Wäre es heuer nicht einmal an der Zeit gewesen, Routiniers eine Pause zu gönnen und junge Spieler einzusetzen?
Dafür ist der Trainer zuständig, sonst eröffne ich ihm automatisch eine Ausrede. Gefragt habe ich ihn aber schon.
Matikainens Antwort?
Er sagte, die Spieler müssen im Kampfmodus bleiben. Das ist für mich nachvollziehbar. Meiner Meinung nach herrscht hier unter den Österreichern ein Mentalitätsproblem.
Das bedeutet?
Die Spieler sehen das Farmteam als Strafe. Statt nach einer Verletzung sich in der zweiten Liga an das Tempo zu gewöhnen, schauen einige lieber in der Ersten zu und beschweren sich, wenn sie dann nicht spielen.
Apropos Farmteam: Der Betrieb kostet ja viel Geld. Wann wird sich diese Investition rechnen?
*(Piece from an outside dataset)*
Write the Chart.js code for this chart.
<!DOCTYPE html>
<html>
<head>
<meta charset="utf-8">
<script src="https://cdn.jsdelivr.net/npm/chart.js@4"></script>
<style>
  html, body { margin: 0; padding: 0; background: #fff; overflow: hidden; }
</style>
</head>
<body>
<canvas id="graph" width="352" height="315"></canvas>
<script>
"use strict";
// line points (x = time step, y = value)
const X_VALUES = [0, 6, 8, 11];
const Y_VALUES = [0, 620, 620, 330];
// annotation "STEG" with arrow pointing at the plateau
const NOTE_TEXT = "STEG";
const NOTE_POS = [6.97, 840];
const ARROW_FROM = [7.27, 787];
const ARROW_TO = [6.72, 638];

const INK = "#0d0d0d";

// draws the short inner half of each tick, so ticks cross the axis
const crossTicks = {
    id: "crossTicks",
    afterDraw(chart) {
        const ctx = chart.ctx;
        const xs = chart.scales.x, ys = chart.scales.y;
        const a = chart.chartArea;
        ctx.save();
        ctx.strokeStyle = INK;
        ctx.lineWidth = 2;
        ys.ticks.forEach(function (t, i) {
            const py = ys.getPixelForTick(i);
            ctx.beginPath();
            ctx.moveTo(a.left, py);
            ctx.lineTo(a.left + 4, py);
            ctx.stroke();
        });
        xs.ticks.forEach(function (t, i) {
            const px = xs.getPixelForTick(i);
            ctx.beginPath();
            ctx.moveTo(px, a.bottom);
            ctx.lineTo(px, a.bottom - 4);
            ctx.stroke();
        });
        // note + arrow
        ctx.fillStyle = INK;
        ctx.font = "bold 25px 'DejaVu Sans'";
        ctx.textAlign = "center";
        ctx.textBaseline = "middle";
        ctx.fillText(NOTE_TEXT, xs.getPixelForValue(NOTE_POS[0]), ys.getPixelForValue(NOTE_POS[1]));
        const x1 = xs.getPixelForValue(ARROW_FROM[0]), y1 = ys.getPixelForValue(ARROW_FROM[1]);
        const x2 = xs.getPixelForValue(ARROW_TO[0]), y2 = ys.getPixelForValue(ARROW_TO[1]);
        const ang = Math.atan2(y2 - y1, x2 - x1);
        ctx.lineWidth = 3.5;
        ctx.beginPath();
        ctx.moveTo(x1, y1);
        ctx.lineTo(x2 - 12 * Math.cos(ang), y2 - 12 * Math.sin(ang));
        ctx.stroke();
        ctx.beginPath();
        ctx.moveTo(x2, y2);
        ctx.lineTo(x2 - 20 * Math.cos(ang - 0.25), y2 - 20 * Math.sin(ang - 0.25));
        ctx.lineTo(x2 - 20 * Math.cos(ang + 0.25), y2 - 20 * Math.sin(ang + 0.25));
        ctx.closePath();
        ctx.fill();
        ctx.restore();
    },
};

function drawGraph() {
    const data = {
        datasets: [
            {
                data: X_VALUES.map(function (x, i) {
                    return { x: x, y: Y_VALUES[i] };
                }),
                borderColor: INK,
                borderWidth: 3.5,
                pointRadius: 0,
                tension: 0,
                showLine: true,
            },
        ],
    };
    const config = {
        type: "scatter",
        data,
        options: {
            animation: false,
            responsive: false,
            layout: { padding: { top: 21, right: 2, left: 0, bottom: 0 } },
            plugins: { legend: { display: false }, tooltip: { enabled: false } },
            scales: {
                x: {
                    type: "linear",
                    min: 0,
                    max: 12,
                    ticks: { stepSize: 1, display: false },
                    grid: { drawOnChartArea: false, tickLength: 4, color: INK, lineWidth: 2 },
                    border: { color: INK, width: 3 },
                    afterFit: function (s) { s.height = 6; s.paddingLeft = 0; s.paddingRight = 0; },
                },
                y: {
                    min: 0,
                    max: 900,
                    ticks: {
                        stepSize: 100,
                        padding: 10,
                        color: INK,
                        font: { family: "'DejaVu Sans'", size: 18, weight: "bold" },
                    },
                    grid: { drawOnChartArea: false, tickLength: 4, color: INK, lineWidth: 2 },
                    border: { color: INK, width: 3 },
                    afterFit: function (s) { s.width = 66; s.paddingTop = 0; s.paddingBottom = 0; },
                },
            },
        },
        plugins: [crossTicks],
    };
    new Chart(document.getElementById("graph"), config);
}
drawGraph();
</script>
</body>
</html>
Schon jetzt. Seit zwei Jahren baut sich von unten Druck auf. Die Mannschaft wird tiefer und bei jedem Ausfall kann ein Spieler raufgezogen werden. Wann sich das rentiert? Die Liga könnte irgendwann sagen, dass wir mit vier Ausländern spielen.
Würden Sie dem zustimmen?
Ich glaube nicht, dass es funktioniert. Man müsste allein bei Dornbirn, Innsbruck, Linz und Graz etwa 40 Imports abziehen. Woher sollen die Österreicher kommen? Wir reden von 40, die in der EBEL spielen sollen.
Zum Raufziehen: Wie soll das funktionieren, wenn dann der Kader eigentlich überquillt und dann noch mit Matt Neal ein weiterer verpflichtet wird?
Sie meinen, wenn die Österreicher beleidigt sind? Da widersprechen sich doch alle selbst. Wenn Neal nicht so gut ist, dann muss sich ja niemand sorgen machen. Der hat sich eben reingespielt. Und diese Chance hatten auch die Österreicher.
Unpopuläre Entscheidungen bringt das Geschäft mit. Erinnern Sie sich, wann Sie das letzte Mal die Nacht davor schlecht geschlafen haben?
Als ich Kirk Furey nahelegen musste, dass er aufhören soll. Nicht, um ihn zu schaden, sondern zu helfen. Ein Jahr zu viel in Klagenfurt kann dir jede Reputation zerstören. So ist er als Held abgetreten und macht bei uns einen super Job als Trainer. Oder bei David Schuller. Ich versuche da ehrlich zu sein.
Der KAC polarisiert. Arroganz ist ein größeres Thema als anderswo. Warum?
Es wird immer so sein, dass man uns liebt oder hasst. Wie bei jedem Sportverein. Wir verlangen aber von den Spielern ein dementsprechendes Auftreten. Allen ist bewusst, dass auch die Fans wichtige Sponsoren sind.
Sind Sie grundsätzlich zufrieden?
Ja. Ich bin ein Mensch, der immer das Gesamte sieht. Die Fortschritte der letzten Jahre im Nachwuchs waren immens. Wir haben viele neue Spieler, einen neuen Trainer, hatten Verletzte und doch läuft derzeit alles gut. Jetzt beginnt aber die wichtigste Phase. Schließlich ist die Stimmungslage im ganzen Klub davon abhängig.